Transcribe the full listing exactly, and drop every picture.

→ Supplied material:

• • • • • • •

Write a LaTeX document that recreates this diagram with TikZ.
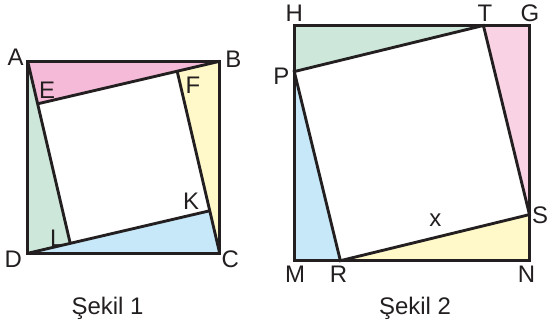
\documentclass[tikz,border=0pt]{standalone}
\usepackage{fontspec}
\setmainfont{Liberation Sans}
\definecolor{trpink}{RGB}{244,186,215}
\definecolor{trpinklt}{RGB}{249,210,228}
\definecolor{trgreen}{RGB}{205,232,218}
\definecolor{trblue}{RGB}{198,232,248}
\definecolor{tryellow}{RGB}{255,249,201}
\definecolor{ink}{RGB}{35,31,32}
\begin{document}
\begin{tikzpicture}[line width=1.7pt, draw=ink,
    lbl/.style={font=\fontsize{14.2}{16}\selectfont, inner sep=0pt, text=ink}]
    \useasboundingbox (0,0) rectangle (11.396,6.75);
    % Sekil 1
    \begin{scope}[shift={(0.577,1.473)}]
      \coordinate (A) at (0,4);
      \coordinate (B) at (4,4);
      \coordinate (C) at (4,0);
      \coordinate (D) at (0,0);
      \coordinate (E) at (0.207,3.114);
      \coordinate (F) at (3.114,3.793);
      \coordinate (K) at (3.793,0.886);
      \coordinate (L) at (0.886,0.207);
      \fill[trpink] (A) -- (B) -- (E) -- cycle;
      \fill[trgreen] (A) -- (D) -- (L) -- cycle;
      \fill[trblue] (D) -- (C) -- (K) -- cycle;
      \fill[tryellow] (C) -- (B) -- (F) -- cycle;
      \draw (A) -- (B) -- (C) -- (D) -- cycle;
      \draw (A) -- (L) (D) -- (K) (C) -- (F) (B) -- (E);
      \node[lbl] (labA) at ([shift={(-0.254,0.077)}]A) {A};
      \node[lbl] (labB) at ([shift={(0.285,0.042)}]B) {B};
      \node[lbl] (labC) at ([shift={(0.222,-0.12)}]C) {C};
      \node[lbl] (labD) at ([shift={(-0.30,-0.12)}]D) {D};
      \node[lbl] (labE) at ([shift={(0.20,0.29)}]E) {E};
      \node[lbl] (labF) at ([shift={(0.33,-0.285)}]F) {F};
      \node[lbl] (labK) at ([shift={(-0.39,0.20)}]K) {K};
      \node[lbl] (labL) at ([shift={(-0.28,0.10)}]L) {L};
    \end{scope}
    % Sekil 2
    \begin{scope}[shift={(6.131,1.319)}]
      \coordinate (M) at (0,0);
      \coordinate (N) at (4.9,0);
      \coordinate (G) at (4.9,4.9);
      \coordinate (H) at (0,4.9);
      \coordinate (R) at (0.96,0);
      \coordinate (S) at (4.9,0.96);
      \coordinate (T) at (3.94,4.9);
      \coordinate (P) at (0,3.94);
      \fill[trgreen] (H) -- (T) -- (P) -- cycle;
      \fill[trpinklt] (T) -- (G) -- (S) -- cycle;
      \fill[tryellow] (S) -- (N) -- (R) -- cycle;
      \fill[trblue] (R) -- (M) -- (P) -- cycle;
      \draw (M) -- (N) -- (G) -- (H) -- cycle;
      \draw (P) -- (T) -- (S) -- (R) -- cycle;
      \node[lbl] (labH) at ([shift={(0,0.25)}]H) {H};
      \node[lbl] (labT) at ([shift={(0.03,0.25)}]T) {T};
      \node[lbl] (labG) at ([shift={(0.01,0.25)}]G) {G};
      \node[lbl] (labP) at ([shift={(-0.27,-0.10)}]P) {P};
      \node[lbl] (labS) at ([shift={(0.22,-0.015)}]S) {S};
      \node[lbl] (labM) at ([shift={(0.015,-0.29)}]M) {M};
      \node[lbl] (labR) at ([shift={(-0.04,-0.29)}]R) {R};
      \node[lbl] (labN) at ([shift={(-0.06,-0.29)}]N) {N};
      \path (R) -- (S) node[midway, lbl, shift={(0.01,0.36)}] (labx) {x};
    \end{scope}
    \node[lbl, anchor=base] (cap1) at (2.24,0.1875) {Şekil 1};
    \node[lbl, anchor=base] (cap2) at (8.646,0.1875) {Şekil 2};
\end{tikzpicture}
\end{document}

• • • • • • •

→ The output:
Write a LaTeX document that recreates this diagram with TikZ.
\documentclass[tikz,border=0pt]{standalone}
\usepackage{fontspec}
\setmainfont{Liberation Sans}
\definecolor{trpink}{RGB}{244,186,215}
\definecolor{trpinklt}{RGB}{249,210,228}
\definecolor{trgreen}{RGB}{205,232,218}
\definecolor{trblue}{RGB}{198,232,248}
\definecolor{tryellow}{RGB}{255,249,201}
\definecolor{ink}{RGB}{35,31,32}
\begin{document}
\begin{tikzpicture}[line width=1.7pt, draw=ink,
    lbl/.style={font=\fontsize{14.2}{16}\selectfont, inner sep=0pt, text=ink}]
    \useasboundingbox (0,0) rectangle (11.396,6.75);
    % Sekil 1
    \begin{scope}[shift={(0.577,1.473)}]
      \coordinate (A) at (0,4);
      \coordinate (B) at (4,4);
      \coordinate (C) at (4,0);
      \coordinate (D) at (0,0);
      \coordinate (E) at (0.207,3.114);
      \coordinate (F) at (3.114,3.793);
      \coordinate (K) at (3.793,0.886);
      \coordinate (L) at (0.886,0.207);
      \fill[trpink] (A) -- (B) -- (E) -- cycle;
      \fill[trgreen] (A) -- (D) -- (L) -- cycle;
      \fill[trblue] (D) -- (C) -- (K) -- cycle;
      \fill[tryellow] (C) -- (B) -- (F) -- cycle;
      \draw (A) -- (B) -- (C) -- (D) -- cycle;
      \draw (A) -- (L) (D) -- (K) (C) -- (F) (B) -- (E);
      \node[lbl] (labA) at ([shift={(-0.254,0.077)}]A) {A};
      \node[lbl] (labB) at ([shift={(0.285,0.042)}]B) {B};
      \node[lbl] (labC) at ([shift={(0.222,-0.12)}]C) {C};
      \node[lbl] (labD) at ([shift={(-0.30,-0.12)}]D) {D};
      \node[lbl] (labE) at ([shift={(0.20,0.29)}]E) {E};
      \node[lbl] (labF) at ([shift={(0.33,-0.285)}]F) {F};
      \node[lbl] (labK) at ([shift={(-0.39,0.20)}]K) {K};
      \node[lbl] (labL) at ([shift={(-0.28,0.10)}]L) {L};
    \end{scope}
    % Sekil 2
    \begin{scope}[shift={(6.131,1.319)}]
      \coordinate (M) at (0,0);
      \coordinate (N) at (4.9,0);
      \coordinate (G) at (4.9,4.9);
      \coordinate (H) at (0,4.9);
      \coordinate (R) at (0.96,0);
      \coordinate (S) at (4.9,0.96);
      \coordinate (T) at (3.94,4.9);
      \coordinate (P) at (0,3.94);
      \fill[trgreen] (H) -- (T) -- (P) -- cycle;
      \fill[trpinklt] (T) -- (G) -- (S) -- cycle;
      \fill[tryellow] (S) -- (N) -- (R) -- cycle;
      \fill[trblue] (R) -- (M) -- (P) -- cycle;
      \draw (M) -- (N) -- (G) -- (H) -- cycle;
      \draw (P) -- (T) -- (S) -- (R) -- cycle;
      \node[lbl] (labH) at ([shift={(0,0.25)}]H) {H};
      \node[lbl] (labT) at ([shift={(0.03,0.25)}]T) {T};
      \node[lbl] (labG) at ([shift={(0.01,0.25)}]G) {G};
      \node[lbl] (labP) at ([shift={(-0.27,-0.10)}]P) {P};
      \node[lbl] (labS) at ([shift={(0.22,-0.015)}]S) {S};
      \node[lbl] (labM) at ([shift={(0.015,-0.29)}]M) {M};
      \node[lbl] (labR) at ([shift={(-0.04,-0.29)}]R) {R};
      \node[lbl] (labN) at ([shift={(-0.06,-0.29)}]N) {N};
      \path (R) -- (S) node[midway, lbl, shift={(0.01,0.36)}] (labx) {x};
    \end{scope}
    \node[lbl, anchor=base] (cap1) at (2.24,0.1875) {Şekil 1};
    \node[lbl, anchor=base] (cap2) at (8.646,0.1875) {Şekil 2};
\end{tikzpicture}
\end{document}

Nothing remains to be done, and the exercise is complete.